There's a particular cynicism to a defense contractor worth billions lamenting America's supposed loss of fighting spirit while his company profits from selling the Pentagon alternatives to human soldiers. Anduril, valued at $60 billion, manufactures everything from AI-powered drones to electronic warfare systems — the exact technologies that promise warfare without American casualties. When Luckey says the country lacks "political will" for ground combat, he's not making a neutral observation. He's making a sales pitch.
The timing is notable. As civilian casualties mount in Iran and oil prices surge from the Strait of Hormuz closure, Luckey positions his company as the solution to a problem he's helping define. Can't stomach sending 18-year-olds to die in Tehran? Buy our autonomous systems instead. The same logic that transformed Palantir and Anduril from tech companies into defense contractors now frames moral exhaustion with endless war as a business opportunity.
Recent polling does show 75% of Americans oppose sending ground troops to Iran — a figure Luckey surely knows. But rather than interrogating why the public rejects another Middle East invasion after Iraq and Afghanistan, he frames this democratic constraint as weakness. The real question isn't whether America has "another D-Day in us." It's whether defense contractors should profit from technologies that make war more palatable by hiding its human costs behind algorithms and autonomous systems.
Luckey declined to specify which Anduril products are currently deployed in the Iran conflict, promising to discuss details "when things settle down." This careful silence speaks volumes. While Marines prepare for potential deployment and Iranian civilians flee bombing campaigns, Luckey's company quietly supplies the tools that enable remote warfare — then publicly worries America has lost its warrior spirit.

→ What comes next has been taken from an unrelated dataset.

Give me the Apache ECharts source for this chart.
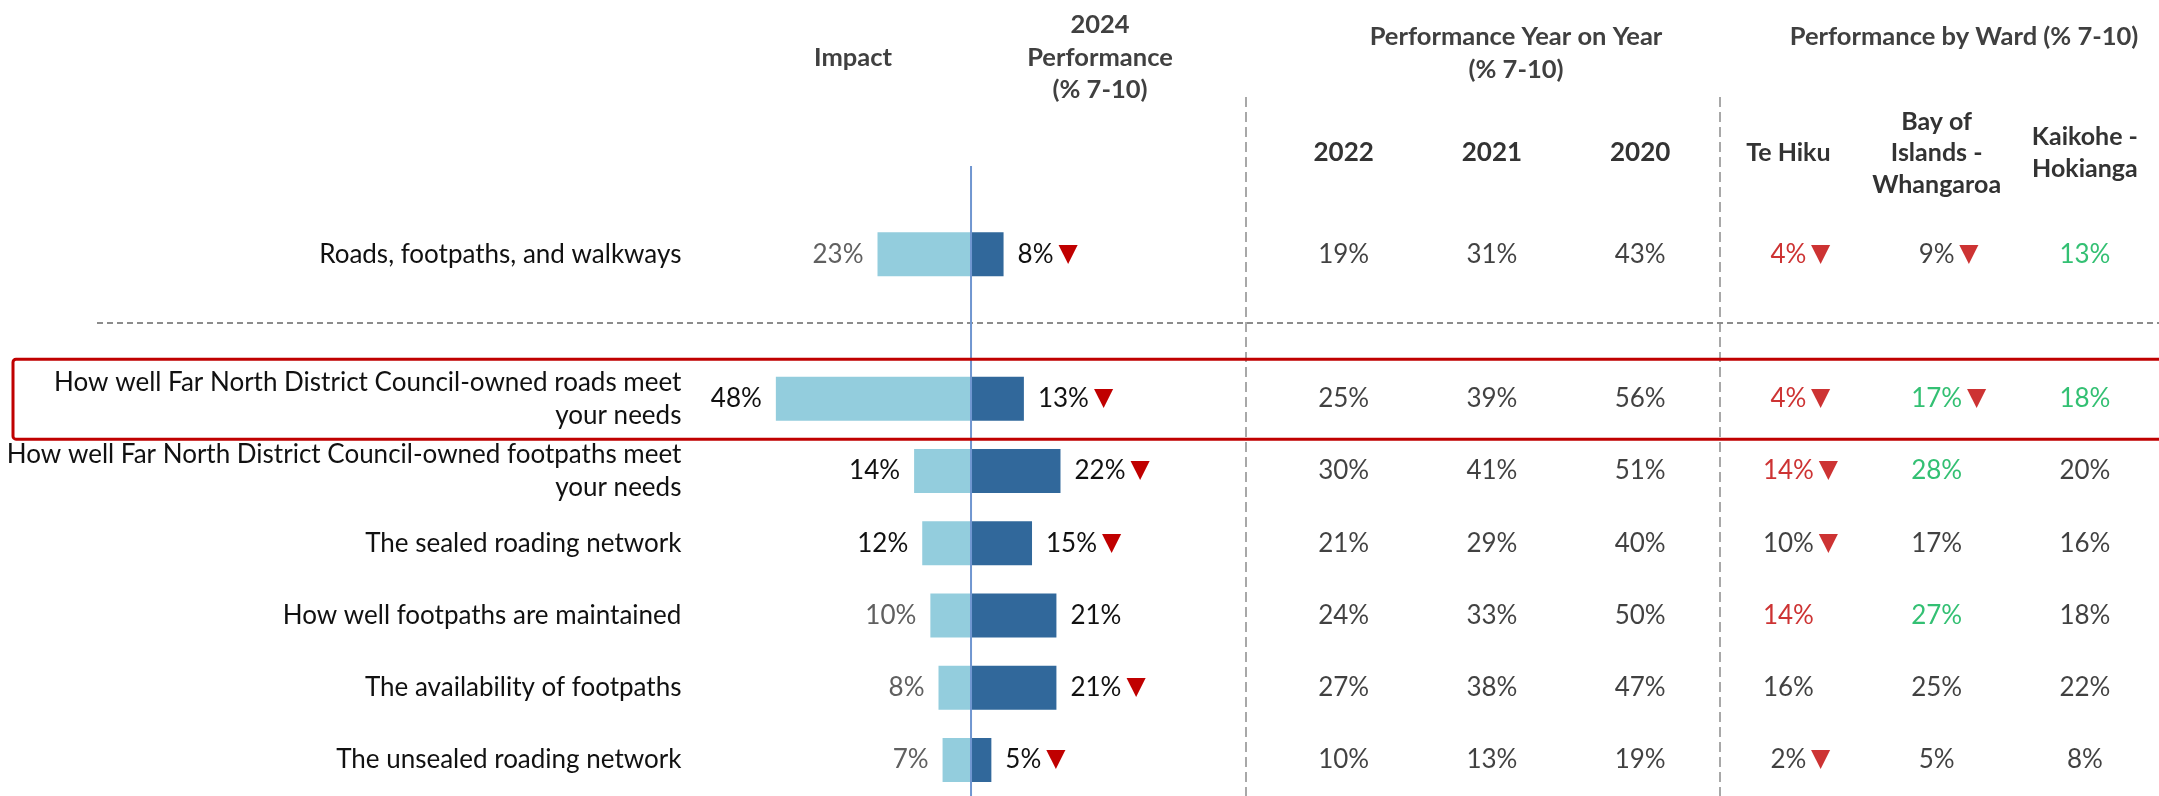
<!DOCTYPE html>
<html>
<head>
<meta charset="utf-8">
<title>Roads, footpaths and walkways - performance</title>
<script src="https://cdn.jsdelivr.net/npm/echarts@6/dist/echarts.min.js"></script>
<style>
  html, body { margin: 0; padding: 0; background: #fff; }
  #chart { width: 2159px; height: 796px; }
</style>
</head>
<body>
<div id="chart"></div>
<script>
// rows (blank row is the gap under the dashed separator)
var rows = [
  'Roads, footpaths, and walkways',
  '',
  'How well Far North District Council-owned roads meet\nyour needs',
  'How well Far North District Council-owned footpaths meet\nyour needs',
  'The sealed roading network',
  'How well footpaths are maintained',
  'The availability of footpaths',
  'The unsealed roading network'
];
var impact = [23, null, 48, 14, 12, 10, 8, 7];
var impactStrong = [false, null, true, true, true, false, false, false];
var perf2024 = [8, null, 13, 22, 15, 21, 21, 5];
var perf2024Down = [true, null, true, true, true, false, true, true];

var columns = ['2022', '2021', '2020', 'Te Hiku', 'Bay of\nIslands -\nWhangaroa', 'Kaikohe -\nHokianga'];
var y2022 = [19, null, 25, 30, 21, 24, 27, 10];
var y2021 = [31, null, 39, 41, 29, 33, 38, 13];
var y2020 = [43, null, 56, 51, 40, 50, 47, 19];
var teHiku = [4, null, 4, 14, 10, 14, 16, 2];
var bayOfIslands = [9, null, 17, 28, 17, 27, 25, 5];
var kaikohe = [13, null, 18, 20, 16, 18, 22, 8];
// 'lo' = significantly lower (red), 'hi' = significantly higher (green)
var teHikuSig = ['lo', null, 'lo', 'lo', '', 'lo', '', ''];
var teHikuDown = [true, null, true, true, true, false, false, true];
var bayOfIslandsSig = ['', null, 'hi', 'hi', '', 'hi', '', ''];
var bayOfIslandsDown = [true, null, true, false, false, false, false, false];
var kaikoheSig = ['hi', null, 'hi', '', '', '', '', ''];

var FONT = 'Lato, "Open Sans", sans-serif';
var FS = 26;
var TEXT = '#111111';
var RED = '#C00000';
var GREEN = '#00B050';

var chart = echarts.init(document.getElementById('chart'));

function tableSeries(col, values, sig, down) {
  var data = [];
  values.forEach(function (v, r) {
    if (v == null) return;
    data.push({ value: [col, r], num: v, sig: sig ? sig[r] : '', down: down ? down[r] : false });
  });
  return {
    type: 'scatter',
    xAxisIndex: 1,
    yAxisIndex: 1,
    symbolSize: 0,
    silent: true,
    data: data,
    label: {
      show: true,
      position: 'inside',
      formatter: function (p) {
        var d = p.data;
        var st = d.sig === 'lo' ? 'lo' : d.sig === 'hi' ? 'hi' : 'v';
        var s = '{' + st + '|' + d.num + '%}';
        if (d.down) s = '{pad|}' + s + '{t|▼}';
        return s;
      },
      rich: {
        v: { fontFamily: FONT, fontSize: FS, color: TEXT },
        lo: { fontFamily: FONT, fontSize: FS, color: RED },
        hi: { fontFamily: FONT, fontSize: FS, color: GREEN },
        pad: { width: 24 },
        t: { fontFamily: 'DejaVu Sans', fontSize: 25, color: RED, width: 24, align: 'right' }
      }
    }
  };
}

var option = {
  animation: false,
  backgroundColor: '#ffffff',
  textStyle: { fontFamily: FONT },
  grid: [
    { left: 686.4, top: 218, width: 528.6, height: 589.6 },
    { left: 1269.5, top: 218, width: 905.4, height: 589.6 }
  ],
  xAxis: [
    { type: 'value', gridIndex: 0, min: -70, max: 60, show: false },
    {
      type: 'category', gridIndex: 1, data: columns, position: 'top',
      axisLine: { show: false }, axisTick: { show: false }, splitLine: { show: false },
      axisLabel: {
        interval: 0, margin: 65, verticalAlign: 'middle',
        formatter: function (v) {
          var style = /^\d+$/.test(v) ? 'yr' : 'wd';
          return v.split('\n').map(function (l) { return '{' + style + '|' + l + '}'; }).join('\n');
        },
        rich: {
          yr: { fontFamily: FONT, fontSize: 26, fontWeight: 'bold', color: '#333333', lineHeight: 32 },
          wd: { fontFamily: FONT, fontSize: 25, fontWeight: 'bold', color: '#333333', lineHeight: 31.5 }
        }
      }
    }
  ],
  yAxis: [
    {
      type: 'category', gridIndex: 0, data: rows, inverse: true,
      axisLine: { show: false }, axisTick: { show: false },
      axisLabel: { fontFamily: FONT, fontSize: FS, color: TEXT, margin: 5, lineHeight: 33 }
    },
    { type: 'category', gridIndex: 1, data: rows, inverse: true, show: false }
  ],
  series: [
    {
      type: 'bar', name: 'Impact', xAxisIndex: 0, yAxisIndex: 0,
      barWidth: 44, barGap: '-100%',
      itemStyle: { color: '#93CDDD' },
      data: impact.map(function (v, i) {
        if (v == null) return null;
        return { value: -v, label: { color: impactStrong[i] ? TEXT : '#606060' } };
      }),
      label: {
        show: true, position: 'left', distance: 14,
        fontFamily: FONT, fontSize: FS,
        formatter: function (p) { return Math.abs(p.value) + '%'; }
      }
    },
    {
      type: 'bar', name: '2024 Performance', xAxisIndex: 0, yAxisIndex: 0,
      barWidth: 44, barGap: '-100%',
      itemStyle: { color: '#31689B' },
      data: perf2024,
      label: {
        show: true, position: 'right', distance: 14,
        formatter: function (p) {
          return '{v|' + p.value + '%}' + (perf2024Down[p.dataIndex] ? '{t|▼}' : '');
        },
        rich: {
          v: { fontFamily: FONT, fontSize: FS, color: TEXT },
          t: { fontFamily: 'DejaVu Sans', fontSize: 25, color: RED, padding: [0, 0, 0, 5] }
        }
      }
    },
    tableSeries(0, y2022),
    tableSeries(1, y2021),
    tableSeries(2, y2020),
    tableSeries(3, teHiku, teHikuSig, teHikuDown),
    tableSeries(4, bayOfIslands, bayOfIslandsSig, bayOfIslandsDown),
    tableSeries(5, kaikohe, kaikoheSig, null)
  ]
};
chart.setOption(option);

// decorations that sit outside the plotting area
var zeroX = chart.convertToPixel({ xAxisIndex: 0 }, 0);
var hiRow = chart.convertToPixel({ yAxisIndex: 0 }, rows[2]);
var headFont = { fontFamily: 'Lato', fontSize: 25.5, fontWeight: 'bold', fill: '#404040', align: 'center', verticalAlign: 'middle' };
function head(x, y, text, lh) {
  return { type: 'text', silent: true, style: Object.assign({ x: x, y: y, text: text, lineHeight: lh || 32.5 }, headFont) };
}
chart.setOption({
  graphic: [
    head(853, 58, 'Impact'),
    head(1100, 57.5, '2024\nPerformance\n(% 7-10)'),
    head(1516, 53.5, 'Performance Year on Year\n(% 7-10)', 33),
    head(1964, 37, 'Performance by Ward (% 7-10)'),
    { type: 'line', silent: true, shape: { x1: 97, y1: 323, x2: 2159, y2: 323 },
      style: { stroke: '#8c8c8c', lineWidth: 2, lineDash: [6, 4] } },
    { type: 'line', silent: true, shape: { x1: 1246, y1: 97, x2: 1246, y2: 796 },
      style: { stroke: '#8c8c8c', lineWidth: 1.5, lineDash: [10, 5] } },
    { type: 'line', silent: true, shape: { x1: 1720, y1: 97, x2: 1720, y2: 796 },
      style: { stroke: '#8c8c8c', lineWidth: 1.5, lineDash: [10, 5] } },
    { type: 'line', silent: true, z: 10, shape: { x1: zeroX, y1: 166, x2: zeroX, y2: 796 },
      style: { stroke: '#7096D0', lineWidth: 2 } },
    { type: 'rect', silent: true, z: 10, shape: { x: 13, y: hiRow - 39.5, width: 2170, height: 80, r: 3 },
      style: { fill: 'none', stroke: RED, lineWidth: 3 } }
  ]
});
</script>
</body>
</html>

The defense industry has always profited from war. What's new is contractors like Luckey explicitly marketing their products as solutions to democratic resistance to military adventurism. If voters won't support ground invasions, sell the Pentagon systems that don't require public buy-in. If body bags generate political backlash, eliminate the bodies. The logic transforms every constraint on military action into a technical problem requiring an expensive solution.
President Trump's approach to the Iran conflict — which Luckey supports while claiming it represents a "new kind of warfare" — perfectly illustrates this dynamic. Rather than building public consensus for military action or clearly defining objectives, the administration relies increasingly on remote strikes, autonomous systems, and technologies that promise victory without visible American casualties. Companies like Anduril don't just supply these tools. They help normalize a vision of permanent war made acceptable through technical innovation.
When defense contractors worry publicly about America's fighting resolve while selling weapons that eliminate the need for soldiers, they reveal the perverse incentives driving U.S. foreign policy. The question isn't whether America will put boots on the ground in Iran. It's whether we'll allow companies like Anduril to profit from making that question irrelevant — transforming democratic resistance to endless war into a market opportunity for those who build the machines.